>> start
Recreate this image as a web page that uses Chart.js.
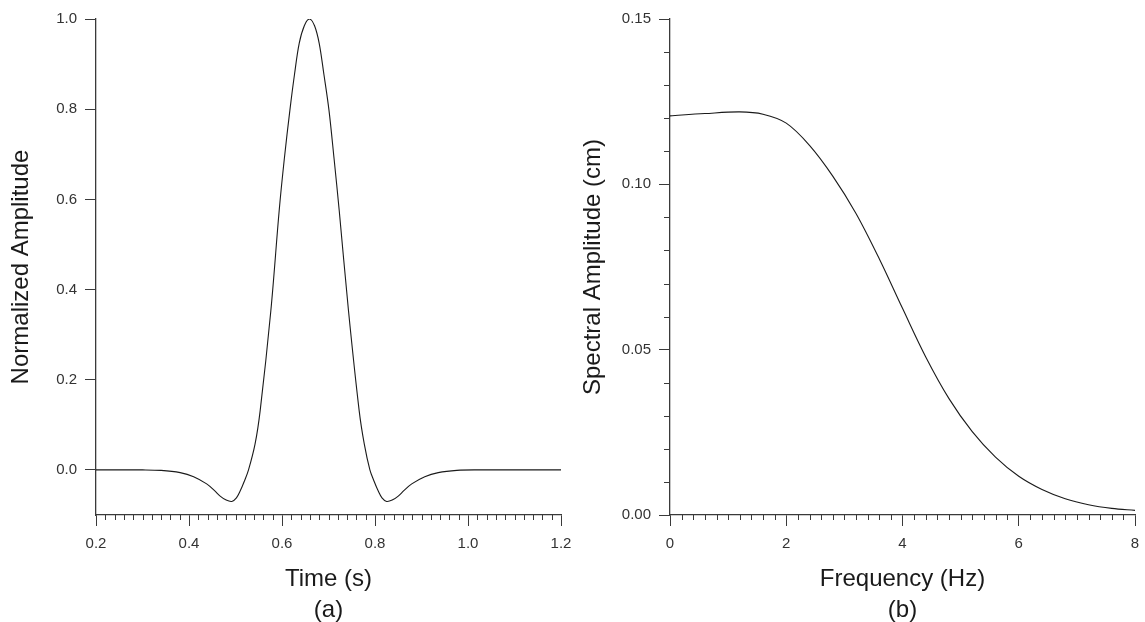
<!DOCTYPE html>
<html>
<head>
<meta charset="utf-8">
<script src="https://cdn.jsdelivr.net/npm/chart.js@4/dist/chart.umd.min.js"></script>
<style>
  html, body { margin: 0; padding: 0; background: #fff; }
  #wrap { position: relative; width: 1145px; height: 622px; overflow: hidden; }
  canvas { position: absolute; top: 0; }
  #left { left: 0; }
  #right { left: 572px; }
</style>
</head>
<body>
<div id="wrap">
  <canvas id="left" width="572" height="622"></canvas>
  <canvas id="right" width="573" height="622"></canvas>
</div>
<script>
// (a) wavelet in time
const timeS   = [0.20, 0.30, 0.34, 0.381, 0.41, 0.438, 0.455, 0.467, 0.48, 0.492, 0.502, 0.510, 0.519, 0.528, 0.542, 0.553,
                 0.576, 0.594, 0.605, 0.617, 0.627, 0.637, 0.648, 0.659, 0.670, 0.680, 0.690, 0.701, 0.712, 0.723, 0.743,
                 0.766, 0.777, 0.789, 0.798, 0.807, 0.815, 0.825, 0.837, 0.850, 0.862, 0.879, 0.907, 0.936, 0.976, 1.02, 1.20];
const normAmp = [0, 0, -0.001, -0.006, -0.015, -0.031, -0.046, -0.058, -0.067, -0.070, -0.062, -0.047, -0.025, 0.0, 0.057, 0.131,
                 0.353, 0.576, 0.69, 0.798, 0.878, 0.946, 0.985, 1.0, 0.985, 0.946, 0.878, 0.798, 0.69, 0.576, 0.353,
                 0.131, 0.057, 0.0, -0.025, -0.047, -0.062, -0.070, -0.067, -0.058, -0.046, -0.031, -0.015, -0.006, -0.001, 0, 0];
const timeTicks = [0.2, 0.4, 0.6, 0.8, 1.0, 1.2];
const normTicks = [0.0, 0.2, 0.4, 0.6, 0.8, 1.0];

// (b) amplitude spectrum
const freqHz  = [0, 0.6, 1.2, 1.6, 2.0, 2.4, 2.8, 3.2, 3.6, 4.0, 4.4, 4.8, 5.2, 5.6, 6.0, 6.4, 6.8, 7.2, 7.6, 8.0];
const specAmp = [0.1207, 0.1214, 0.1219, 0.1212, 0.1185, 0.1118, 0.1025, 0.0912, 0.0775, 0.0625, 0.0478, 0.0352, 0.0252,
                 0.0175, 0.0117, 0.0077, 0.0049, 0.0031, 0.0020, 0.0014];
const freqTicks = [0, 2, 4, 6, 8];
const specTicks = [0.00, 0.05, 0.10, 0.15];

const AXIS = '#3a3a3a';
const FONT = "'Liberation Sans', Arial, sans-serif";

// small ticks between the labelled ones
const minorTicks = {
  id: 'minorTicks',
  afterDraw(chart, args, opts) {
    const { ctx, scales: { x, y } } = chart;
    ctx.save();
    ctx.strokeStyle = AXIS;
    ctx.lineWidth = 1;
    const draw = (scale, step, every, len, vertical) => {
      if (!step) return;
      const n = Math.round((scale.max - scale.min) / step);
      for (let i = 0; i <= n; i++) {
        if (i % every === 0) continue;
        const p = Math.round(scale.getPixelForValue(scale.min + i * step)) + 0.5;
        ctx.beginPath();
        if (vertical) { ctx.moveTo(p, x.top); ctx.lineTo(p, x.top + len); }
        else { ctx.moveTo(y.right, p); ctx.lineTo(y.right - len, p); }
        ctx.stroke();
      }
    };
    draw(x, opts.xStep, opts.xEvery, 5, true);
    draw(y, opts.yStep, opts.yEvery, 6, false);
    ctx.restore();
  }
};

function makeChart(id, xs, ys, xr, yr, xt, yt, xLabel, yLabel, letter, xFmt, yFmt, minor, yWidth, rightPad) {
  return new Chart(document.getElementById(id), {
    type: 'line',
    data: {
      datasets: [{
        data: xs.map((v, i) => ({ x: v, y: ys[i] })),
        borderColor: '#1a1a1a',
        borderWidth: 1.1,
        pointRadius: 0,
        tension: 0.35,
        fill: false,
      }]
    },
    options: {
      responsive: false,
      animation: false,
      layout: { padding: { top: 19, right: rightPad, left: 0, bottom: 0 } },
      plugins: { legend: { display: false }, tooltip: { enabled: false }, minorTicks: minor },
      scales: {
        x: {
          type: 'linear', min: xr[0], max: xr[1],
          afterBuildTicks: s => { s.ticks = xt.map(v => ({ value: v })); },
          afterFit: s => { s.height = 107; s.paddingLeft = 0; s.paddingRight = 0; },
          border: { display: true, color: AXIS, width: 1.3 },
          grid: { drawOnChartArea: false, drawTicks: true, tickLength: 11, tickColor: AXIS },
          ticks: { color: '#333', padding: 9, font: { family: FONT, size: 15 }, callback: xFmt, maxRotation: 0 },
          title: {
            display: true, text: [xLabel, letter], color: '#1a1a1a',
            font: { family: FONT, size: 24, lineHeight: 1.29 }, padding: { top: 0, bottom: -4 }
          }
        },
        y: {
          type: 'linear', min: yr[0], max: yr[1],
          afterBuildTicks: s => { s.ticks = yt.map(v => ({ value: v })); },
          afterFit: s => { s.width = yWidth; s.paddingTop = 0; s.paddingBottom = 0; },
          border: { display: true, color: AXIS, width: 1.3 },
          grid: { drawOnChartArea: false, drawTicks: true, tickLength: 11, tickColor: AXIS },
          ticks: { color: '#333', padding: 8, font: { family: FONT, size: 15 }, callback: yFmt },
          title: {
            display: true, text: yLabel, color: '#1a1a1a',
            font: { family: FONT, size: 24, lineHeight: 1.2 }, padding: { top: 7, bottom: 0 }
          }
        }
      }
    },
    plugins: [minorTicks]
  });
}

makeChart('left', timeS, normAmp, [0.2, 1.2], [-0.1, 1.0], timeTicks, normTicks,
  'Time (s)', 'Normalized Amplitude', '(a)',
  v => v.toFixed(1), v => v.toFixed(1),
  { xStep: 0.02, xEvery: 10 }, 96, 11);

makeChart('right', freqHz, specAmp, [0, 8], [0, 0.15], freqTicks, specTicks,
  'Frequency (Hz)', 'Spectral Amplitude (cm)', '(b)',
  v => String(v), v => v.toFixed(2),
  { xStep: 0.2, xEvery: 10, yStep: 0.01, yEvery: 5 }, 98, 10);
</script>
</body>
</html>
>> end
» SET EXERCISE:
Without the pictures, copy the material exactly as given.

» COMPLETED TASK:
Recreate this image as a web page that uses Chart.js.
<!DOCTYPE html>
<html>
<head>
<meta charset="utf-8">
<script src="https://cdn.jsdelivr.net/npm/chart.js@4/dist/chart.umd.min.js"></script>
<style>
  html, body { margin: 0; padding: 0; background: #fff; }
  #wrap { position: relative; width: 1145px; height: 622px; overflow: hidden; }
  canvas { position: absolute; top: 0; }
  #left { left: 0; }
  #right { left: 572px; }
</style>
</head>
<body>
<div id="wrap">
  <canvas id="left" width="572" height="622"></canvas>
  <canvas id="right" width="573" height="622"></canvas>
</div>
<script>
// (a) wavelet in time
const timeS   = [0.20, 0.30, 0.34, 0.381, 0.41, 0.438, 0.455, 0.467, 0.48, 0.492, 0.502, 0.510, 0.519, 0.528, 0.542, 0.553,
                 0.576, 0.594, 0.605, 0.617, 0.627, 0.637, 0.648, 0.659, 0.670, 0.680, 0.690, 0.701, 0.712, 0.723, 0.743,
                 0.766, 0.777, 0.789, 0.798, 0.807, 0.815, 0.825, 0.837, 0.850, 0.862, 0.879, 0.907, 0.936, 0.976, 1.02, 1.20];
const normAmp = [0, 0, -0.001, -0.006, -0.015, -0.031, -0.046, -0.058, -0.067, -0.070, -0.062, -0.047, -0.025, 0.0, 0.057, 0.131,
                 0.353, 0.576, 0.69, 0.798, 0.878, 0.946, 0.985, 1.0, 0.985, 0.946, 0.878, 0.798, 0.69, 0.576, 0.353,
                 0.131, 0.057, 0.0, -0.025, -0.047, -0.062, -0.070, -0.067, -0.058, -0.046, -0.031, -0.015, -0.006, -0.001, 0, 0];
const timeTicks = [0.2, 0.4, 0.6, 0.8, 1.0, 1.2];
const normTicks = [0.0, 0.2, 0.4, 0.6, 0.8, 1.0];

// (b) amplitude spectrum
const freqHz  = [0, 0.6, 1.2, 1.6, 2.0, 2.4, 2.8, 3.2, 3.6, 4.0, 4.4, 4.8, 5.2, 5.6, 6.0, 6.4, 6.8, 7.2, 7.6, 8.0];
const specAmp = [0.1207, 0.1214, 0.1219, 0.1212, 0.1185, 0.1118, 0.1025, 0.0912, 0.0775, 0.0625, 0.0478, 0.0352, 0.0252,
                 0.0175, 0.0117, 0.0077, 0.0049, 0.0031, 0.0020, 0.0014];
const freqTicks = [0, 2, 4, 6, 8];
const specTicks = [0.00, 0.05, 0.10, 0.15];

const AXIS = '#3a3a3a';
const FONT = "'Liberation Sans', Arial, sans-serif";

// small ticks between the labelled ones
const minorTicks = {
  id: 'minorTicks',
  afterDraw(chart, args, opts) {
    const { ctx, scales: { x, y } } = chart;
    ctx.save();
    ctx.strokeStyle = AXIS;
    ctx.lineWidth = 1;
    const draw = (scale, step, every, len, vertical) => {
      if (!step) return;
      const n = Math.round((scale.max - scale.min) / step);
      for (let i = 0; i <= n; i++) {
        if (i % every === 0) continue;
        const p = Math.round(scale.getPixelForValue(scale.min + i * step)) + 0.5;
        ctx.beginPath();
        if (vertical) { ctx.moveTo(p, x.top); ctx.lineTo(p, x.top + len); }
        else { ctx.moveTo(y.right, p); ctx.lineTo(y.right - len, p); }
        ctx.stroke();
      }
    };
    draw(x, opts.xStep, opts.xEvery, 5, true);
    draw(y, opts.yStep, opts.yEvery, 6, false);
    ctx.restore();
  }
};

function makeChart(id, xs, ys, xr, yr, xt, yt, xLabel, yLabel, letter, xFmt, yFmt, minor, yWidth, rightPad) {
  return new Chart(document.getElementById(id), {
    type: 'line',
    data: {
      datasets: [{
        data: xs.map((v, i) => ({ x: v, y: ys[i] })),
        borderColor: '#1a1a1a',
        borderWidth: 1.1,
        pointRadius: 0,
        tension: 0.35,
        fill: false,
      }]
    },
    options: {
      responsive: false,
      animation: false,
      layout: { padding: { top: 19, right: rightPad, left: 0, bottom: 0 } },
      plugins: { legend: { display: false }, tooltip: { enabled: false }, minorTicks: minor },
      scales: {
        x: {
          type: 'linear', min: xr[0], max: xr[1],
          afterBuildTicks: s => { s.ticks = xt.map(v => ({ value: v })); },
          afterFit: s => { s.height = 107; s.paddingLeft = 0; s.paddingRight = 0; },
          border: { display: true, color: AXIS, width: 1.3 },
          grid: { drawOnChartArea: false, drawTicks: true, tickLength: 11, tickColor: AXIS },
          ticks: { color: '#333', padding: 9, font: { family: FONT, size: 15 }, callback: xFmt, maxRotation: 0 },
          title: {
            display: true, text: [xLabel, letter], color: '#1a1a1a',
            font: { family: FONT, size: 24, lineHeight: 1.29 }, padding: { top: 0, bottom: -4 }
          }
        },
        y: {
          type: 'linear', min: yr[0], max: yr[1],
          afterBuildTicks: s => { s.ticks = yt.map(v => ({ value: v })); },
          afterFit: s => { s.width = yWidth; s.paddingTop = 0; s.paddingBottom = 0; },
          border: { display: true, color: AXIS, width: 1.3 },
          grid: { drawOnChartArea: false, drawTicks: true, tickLength: 11, tickColor: AXIS },
          ticks: { color: '#333', padding: 8, font: { family: FONT, size: 15 }, callback: yFmt },
          title: {
            display: true, text: yLabel, color: '#1a1a1a',
            font: { family: FONT, size: 24, lineHeight: 1.2 }, padding: { top: 7, bottom: 0 }
          }
        }
      }
    },
    plugins: [minorTicks]
  });
}

makeChart('left', timeS, normAmp, [0.2, 1.2], [-0.1, 1.0], timeTicks, normTicks,
  'Time (s)', 'Normalized Amplitude', '(a)',
  v => v.toFixed(1), v => v.toFixed(1),
  { xStep: 0.02, xEvery: 10 }, 96, 11);

makeChart('right', freqHz, specAmp, [0, 8], [0, 0.15], freqTicks, specTicks,
  'Frequency (Hz)', 'Spectral Amplitude (cm)', '(b)',
  v => String(v), v => v.toFixed(2),
  { xStep: 0.2, xEvery: 10, yStep: 0.01, yEvery: 5 }, 98, 10);
</script>
</body>
</html>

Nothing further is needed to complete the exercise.